[What is asked]:
Include the line containing "from bokeh.resources import INLINE" and all lines before it, repeated exactly from the listing below, without pictures.

[Source data]:
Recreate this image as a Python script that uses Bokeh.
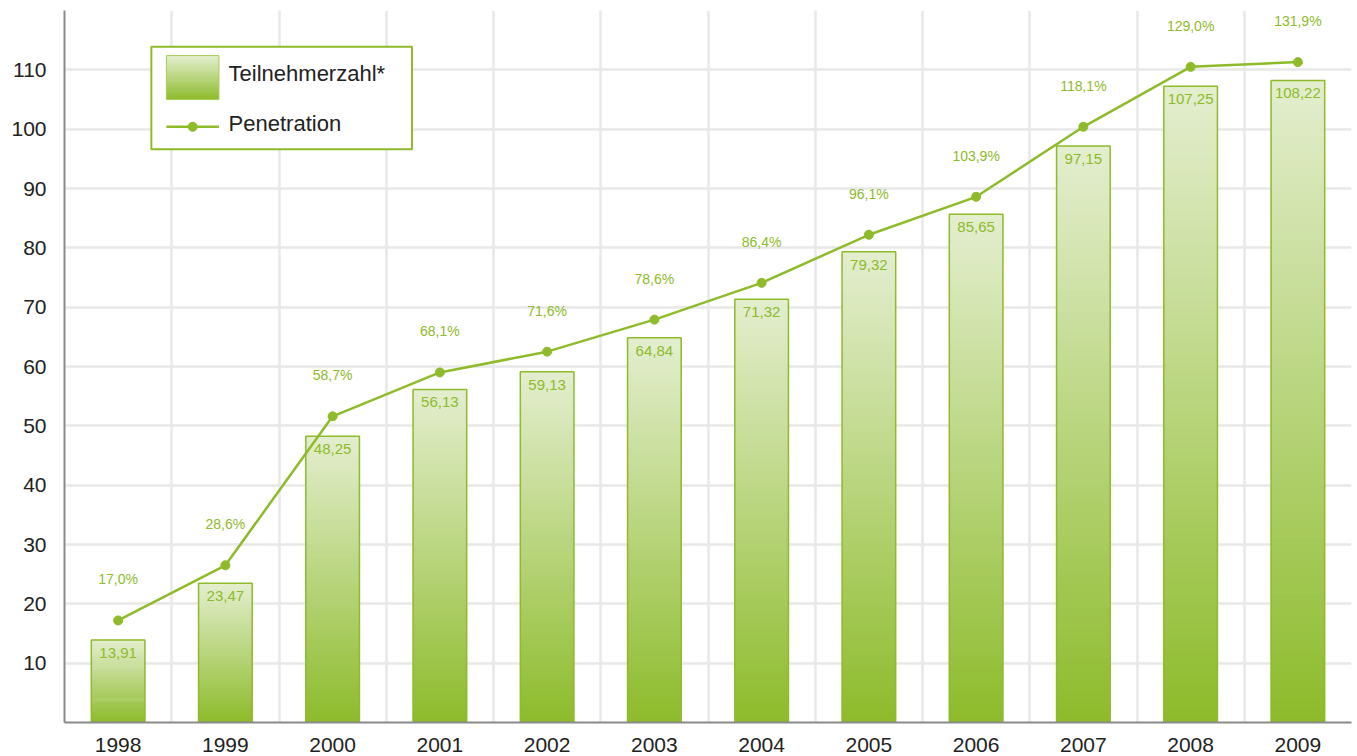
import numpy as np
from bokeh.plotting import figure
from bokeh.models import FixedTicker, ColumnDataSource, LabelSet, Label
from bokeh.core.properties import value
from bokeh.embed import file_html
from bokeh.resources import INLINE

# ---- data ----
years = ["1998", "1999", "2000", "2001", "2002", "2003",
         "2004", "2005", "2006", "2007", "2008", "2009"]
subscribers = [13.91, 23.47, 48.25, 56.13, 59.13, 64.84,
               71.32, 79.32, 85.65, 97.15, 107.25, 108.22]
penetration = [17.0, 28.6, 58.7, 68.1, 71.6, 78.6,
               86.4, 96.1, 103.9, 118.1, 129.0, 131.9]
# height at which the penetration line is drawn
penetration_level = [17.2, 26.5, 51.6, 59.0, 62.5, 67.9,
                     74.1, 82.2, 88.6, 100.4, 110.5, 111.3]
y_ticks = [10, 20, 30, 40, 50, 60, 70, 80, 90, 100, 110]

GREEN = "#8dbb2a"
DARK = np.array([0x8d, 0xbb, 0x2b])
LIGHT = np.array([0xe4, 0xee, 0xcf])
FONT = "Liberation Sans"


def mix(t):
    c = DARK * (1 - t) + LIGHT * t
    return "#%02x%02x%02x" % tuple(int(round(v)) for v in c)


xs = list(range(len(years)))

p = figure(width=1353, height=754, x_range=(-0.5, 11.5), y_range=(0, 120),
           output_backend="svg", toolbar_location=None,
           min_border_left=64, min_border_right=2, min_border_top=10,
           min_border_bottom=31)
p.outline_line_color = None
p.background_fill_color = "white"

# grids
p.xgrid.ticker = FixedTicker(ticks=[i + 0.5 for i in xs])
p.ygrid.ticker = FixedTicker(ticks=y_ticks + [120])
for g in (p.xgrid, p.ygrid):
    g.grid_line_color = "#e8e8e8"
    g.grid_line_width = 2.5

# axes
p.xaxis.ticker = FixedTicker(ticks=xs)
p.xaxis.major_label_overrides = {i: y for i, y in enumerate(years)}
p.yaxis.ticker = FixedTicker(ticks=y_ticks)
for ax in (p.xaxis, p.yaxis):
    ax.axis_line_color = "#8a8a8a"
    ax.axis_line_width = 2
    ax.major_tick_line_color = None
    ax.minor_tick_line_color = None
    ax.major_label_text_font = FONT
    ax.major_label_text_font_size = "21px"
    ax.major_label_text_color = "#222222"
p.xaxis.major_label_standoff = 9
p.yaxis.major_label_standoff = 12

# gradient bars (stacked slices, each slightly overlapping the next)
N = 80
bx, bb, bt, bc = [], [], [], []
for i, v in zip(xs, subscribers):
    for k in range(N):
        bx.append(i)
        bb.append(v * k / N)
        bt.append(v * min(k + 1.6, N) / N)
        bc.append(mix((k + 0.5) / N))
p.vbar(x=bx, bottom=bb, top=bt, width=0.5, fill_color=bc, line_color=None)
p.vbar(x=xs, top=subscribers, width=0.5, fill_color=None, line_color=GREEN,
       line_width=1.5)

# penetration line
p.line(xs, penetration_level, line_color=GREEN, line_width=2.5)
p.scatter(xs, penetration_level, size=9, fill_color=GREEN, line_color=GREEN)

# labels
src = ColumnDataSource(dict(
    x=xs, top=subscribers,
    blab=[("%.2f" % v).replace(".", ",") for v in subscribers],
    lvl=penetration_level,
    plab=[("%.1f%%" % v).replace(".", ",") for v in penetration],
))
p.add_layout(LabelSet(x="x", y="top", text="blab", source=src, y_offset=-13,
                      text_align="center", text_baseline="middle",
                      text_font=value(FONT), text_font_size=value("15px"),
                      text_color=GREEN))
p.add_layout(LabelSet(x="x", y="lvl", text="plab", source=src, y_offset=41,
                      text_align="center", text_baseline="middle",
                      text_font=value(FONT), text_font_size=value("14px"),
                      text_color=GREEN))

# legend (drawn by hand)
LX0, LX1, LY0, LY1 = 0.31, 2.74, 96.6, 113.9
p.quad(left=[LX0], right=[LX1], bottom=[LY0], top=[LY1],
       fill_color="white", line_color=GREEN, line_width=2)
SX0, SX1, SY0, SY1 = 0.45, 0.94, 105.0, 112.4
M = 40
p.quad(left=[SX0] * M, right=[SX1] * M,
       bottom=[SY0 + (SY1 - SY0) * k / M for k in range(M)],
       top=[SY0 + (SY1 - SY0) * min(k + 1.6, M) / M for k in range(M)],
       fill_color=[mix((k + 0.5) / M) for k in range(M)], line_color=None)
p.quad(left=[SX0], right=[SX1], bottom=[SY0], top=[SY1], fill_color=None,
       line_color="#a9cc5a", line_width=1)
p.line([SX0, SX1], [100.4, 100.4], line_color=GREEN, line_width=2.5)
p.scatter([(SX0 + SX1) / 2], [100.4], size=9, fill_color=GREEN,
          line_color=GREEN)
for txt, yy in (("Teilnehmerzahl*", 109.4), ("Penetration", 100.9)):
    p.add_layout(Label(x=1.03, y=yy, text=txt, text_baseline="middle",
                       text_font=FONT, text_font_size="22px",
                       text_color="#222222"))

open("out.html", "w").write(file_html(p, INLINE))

[Answer to the task]:
Recreate this image as a Python script that uses Bokeh.
import numpy as np
from bokeh.plotting import figure
from bokeh.models import FixedTicker, ColumnDataSource, LabelSet, Label
from bokeh.core.properties import value
from bokeh.embed import file_html
from bokeh.resources import INLINE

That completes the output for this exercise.